If the answers trouble you, your team has a momentum problem. The fix isn’t motivation. It’s physics. Smaller projects. Fewer direction changes. Protected focus time. Completed work.
7.6 The Decision Rule
All of this reduces to a single question you can ask before any action that affects your team’s velocity: Am I adding energy to the system or extracting it?
A new priority extracts energy. All the momentum built toward the old priority converts to heat. A scope expansion extracts energy because the destination recedes and the team feels it. A “quick question” that pulls someone out of deep work extracts energy because context switching has real costs. A planning gap at project completion extracts energy, and the flywheel stops spinning.
Clear priorities add energy. Defined endpoints add energy. Protected focus time adds energy. Track laid ahead of the team adds energy.
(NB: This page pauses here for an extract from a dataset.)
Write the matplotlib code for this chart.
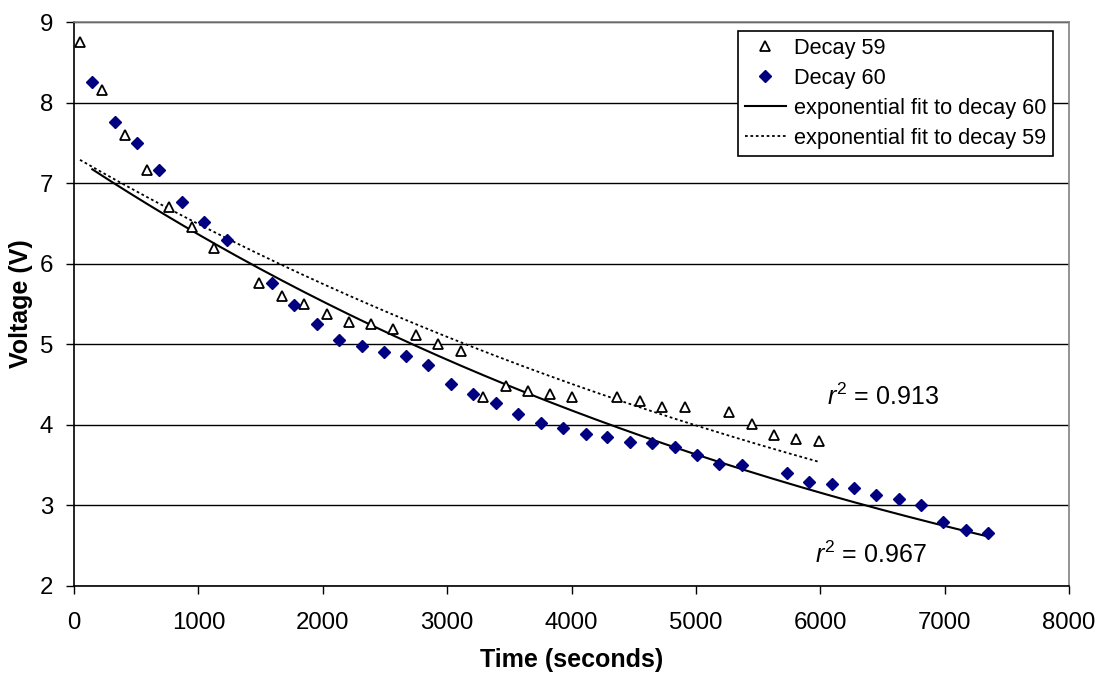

Most leaders dramatically underestimate how much energy they extract through small interruptions and how little they add through grand strategic pronouncements. The team doesn’t need another all-hands about vision. They need you to stop treating their momentum as infinitely renewable.
The physics is not optional. Respect it or watch your teams trudge.
You control more of your team’s momentum than you realize. Every priority change, every “quick question” that pulls someone off deep work, every strategic pivot. These aren’t free. They have physics costs.
Your job is to decide direction and hold it. Give your engineering leader room to lay track and protect momentum. When you must change direction, acknowledge the cost and help rebuild. When you see a team completing work consistently, recognize that the flywheel is spinning, and resist the urge to interrupt it.
The single most valuable thing you can do for your team’s momentum is also the hardest. Stop changing direction unless the cost of not changing exceeds the cost of the momentum you’ll destroy. Make that calculation explicitly. Most leaders don’t, and their teams pay the price.